Virtual fence technology for enhancing adaptive management of rangelands

Authors: Derner, Justin; GUAN, KAIYU - University Of Illinois; THOMA, GREG - Colorado State University; PENG, BIN - University Of Illinois; YE, LEXUAN - University Of Illinois; Lents, Clay

Submitted to: Rangeland Ecology and Management
Publication Type: Peer Reviewed Journal
Publication Acceptance Date: 5/1/2023
Publication Date: N/A
Citation: N/A

Interpretive Summary: Managing grazing lands for ecosystem services can be challenging given spatial constraints associated with physical infrastructure (i.e., fences) that constrain management flexibility. Increasing variability in weather and climate poses additional complexity and risks for managers on these lands. Here, we introduce virtual fence + as a transformational tool that integrates numerous technologies to facilitate precision livestock management. Virtual fence + integrates on-animal sensors for animal movement, behavior and health, advanced remote sensing and Internet-of-Things providing near-real time environmental monitoring information, machine and deep learning, artificial intelligence, big data analytics, process-based modeling, and Life Cycle Assessment. Expected outcomes include improved quantification of generated ecosystem services attributable to the producer management decisions, optimization of spatial and temporal livestock placement on landscapes, and enhanced adaptive grazing management across multiple spatial and temporal scales that de-risks vulnerabilities associated with global change.

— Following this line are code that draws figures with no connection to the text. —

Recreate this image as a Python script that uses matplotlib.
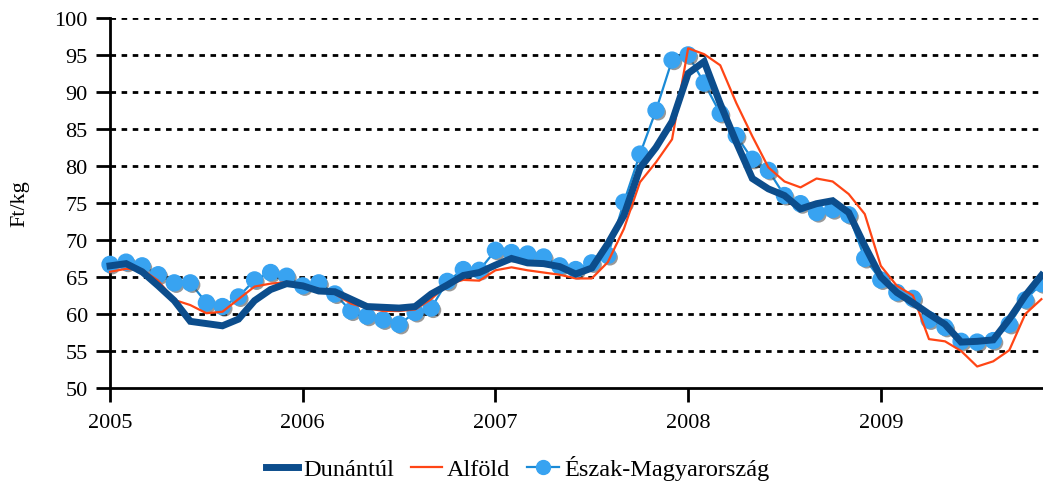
import matplotlib.pyplot as plt
import matplotlib.patheffects as pe
from matplotlib.lines import Line2D
import numpy as np

# monthly prices, Jan 2005 .. Nov 2009
years = ["2005", "2006", "2007", "2008", "2009"]

dunantul = [
    66.5, 66.8, 65.7, 63.8, 61.8, 59.0, 58.7, 58.4, 59.3, 61.8, 63.3, 64.1,
    63.8, 63.1, 63.0, 62.0, 61.0, 60.9, 60.8, 61.0, 62.7, 63.9, 65.2, 65.6,
    66.6, 67.5, 66.9, 66.8, 66.4, 65.4, 66.2, 69.5, 73.3, 79.7, 82.5, 86.0,
    92.5, 94.1, 88.4, 83.2, 78.3, 76.9, 76.0, 74.2, 74.9, 75.3, 73.7, 69.2,
    65.0, 62.9, 61.5, 60.0, 58.6, 56.2, 56.3, 56.5, 59.3, 62.5, 65.2,
]
alfold = [
    65.7, 66.1, 66.0, 64.5, 61.9, 61.2, 60.1, 60.3, 62.0, 63.7, 64.1, 64.3,
    63.9, 63.4, 62.7, 61.4, 60.8, 60.4, 60.4, 60.6, 62.0, 64.0, 64.6, 64.5,
    65.9, 66.3, 65.9, 65.6, 65.3, 64.8, 64.8, 67.0, 71.5, 77.8, 80.5, 83.6,
    95.9, 95.1, 93.6, 88.5, 84.0, 79.8, 77.9, 77.1, 78.3, 77.9, 76.2, 73.5,
    66.5, 63.8, 62.5, 56.6, 56.3, 55.0, 52.9, 53.6, 55.1, 60.0, 62.0,
]
eszak = [
    66.7, 67.0, 66.5, 65.3, 64.2, 64.2, 61.5, 61.0, 62.3, 64.6, 65.6, 65.1,
    63.8, 64.2, 62.7, 60.4, 59.7, 59.2, 58.6, 60.2, 60.8, 64.4, 66.0, 65.9,
    68.6, 68.3, 68.1, 67.7, 66.5, 66.0, 66.9, 67.9, 75.1, 81.6, 87.5, 94.3,
    95.0, 91.2, 87.1, 84.1, 80.9, 79.4, 76.0, 74.9, 73.7, 74.1, 73.4, 67.5,
    64.6, 62.9, 62.1, 59.2, 58.2, 56.3, 56.2, 56.4, 58.6, 61.9, 64.1,
]

months = np.arange(len(dunantul))

plt.rcParams["font.family"] = ["Liberation Serif", "DejaVu Serif"]

fig = plt.figure(figsize=(10.43, 4.85), dpi=100)
ax = fig.add_axes([0.1055, 0.198, 0.8945, 0.763])

for v in range(55, 101, 5):
    ax.axhline(v, color="black", linestyle=(0, (2, 2)), linewidth=2, zorder=1)

blue_line = "#1a8ad6"
blue_dot = "#38a3f1"
shadow = [pe.SimplePatchShadow(offset=(1.5, -1.5), shadow_rgbFace="#555555", alpha=0.6), pe.Normal()]
ax.plot(months, eszak, color=blue_line, linewidth=1.6, zorder=2, clip_on=False)
ax.plot(months, eszak, linestyle="none", marker="o", markersize=11.5,
        markerfacecolor=blue_dot, markeredgecolor=blue_dot,
        clip_on=False, zorder=3, path_effects=shadow)
ax.plot(months, alfold, color="#ff4515", linewidth=1.6, zorder=4, clip_on=False)
ax.plot(months, dunantul, color="#0c4d8c", linewidth=5, zorder=5,
        solid_joinstyle="miter", clip_on=False)

ax.set_xlim(0, 58.1)
ax.set_ylim(50, 100)
ax.set_yticks(range(50, 101, 5))
ax.set_xticks(range(0, len(months), 12))
ax.set_xticklabels(years)
ax.tick_params(axis="both", labelsize=16, width=2, length=10, color="black")
ax.tick_params(axis="x", pad=8)
ax.tick_params(axis="y", pad=6)
for side in ["top", "right"]:
    ax.spines[side].set_visible(False)
for side in ["left", "bottom"]:
    ax.spines[side].set_linewidth(2)
ax.set_ylabel("Ft/kg", fontsize=16, labelpad=18)

handles = [
    Line2D([], [], color="#0c4d8c", linewidth=5),
    Line2D([], [], color="#ff4515", linewidth=1.6),
    Line2D([], [], color=blue_line, linewidth=1.6, marker="o", markersize=10,
           markerfacecolor=blue_dot, markeredgecolor=blue_dot),
]
labels = ["Dunántúl", "Alföld", "Észak-Magyarország"]
ax.legend(handles, labels, loc="center", bbox_to_anchor=(0.437, -0.215), ncol=3,
          frameon=False, fontsize=17.5, handlelength=1.3, handletextpad=0.2,
          columnspacing=0.7)

fig.savefig("out.png", dpi=100)
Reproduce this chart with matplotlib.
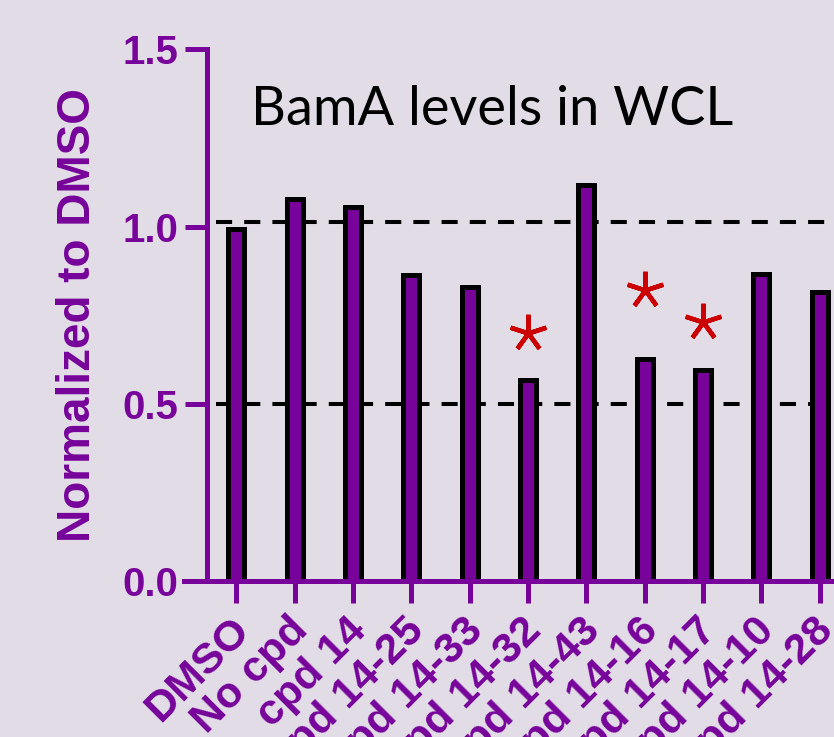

Technical Abstract: Global grazing lands support rural and pastoral communities and livelihoods through the provision of numerous ecosystem services. Increasing climatic variability, combined with limited experiential knowledge of managers to these environmental conditions, exacerbates local-level management issues for co-sustainability of ecosystem services and environmental resources. Opportunities exist for transformational technology managing grazing animals across multiple spatial and temporal scales in a changing climate without diminishing the food producing capacity of global grazing lands. Virtual fence + is the integration of numerous technologies to facilitate precision livestock management, similar in concept as to the effectiveness of precision farming for croplands. Virtual fence + integrates on-animal sensors for animal movement, behavior and health, advanced remote sensing and Internet-of-Things providing near-real time environmental monitoring information, machine and deep learning, artificial intelligence, big data analytics, process-based modeling, and Life Cycle Assessment. Incorporating model-data fusion into virtual fence + integrates observational data streams with process-based models to improve the quantification of generated ecosystem services attributable to the producer management decisions. This provides opportunities to establish trust in ecosystem service markets to accomplish pathways towards climate-neutral and/or carbon-neutral futures. Virtual fence + facilitates the optimization of spatial and temporal livestock placement on landscapes as a precision-management tool for 1) providing habitat for species of conservation concern, 2) implementing targeted grazing for control of invasive species, 3) improving functional heterogeneity of vegetation structure to enhance biodiversity and wildlife-livestock coexistence, 4) mitigating environmental resource concerns in sensitive areas of the landscape, like riparian areas, 5) enhancing intake of high-quality forage leading to reduced methane emissions and improved livestock weight gains, and 6) altering the spatial distribution of nitrogen deposition by grazing animals. Virtual fence + will facilitate adaptive management across multiple spatial and temporal scales and enhance the resilience of global grazing lands by de-risking vulnerabilities associated with global change.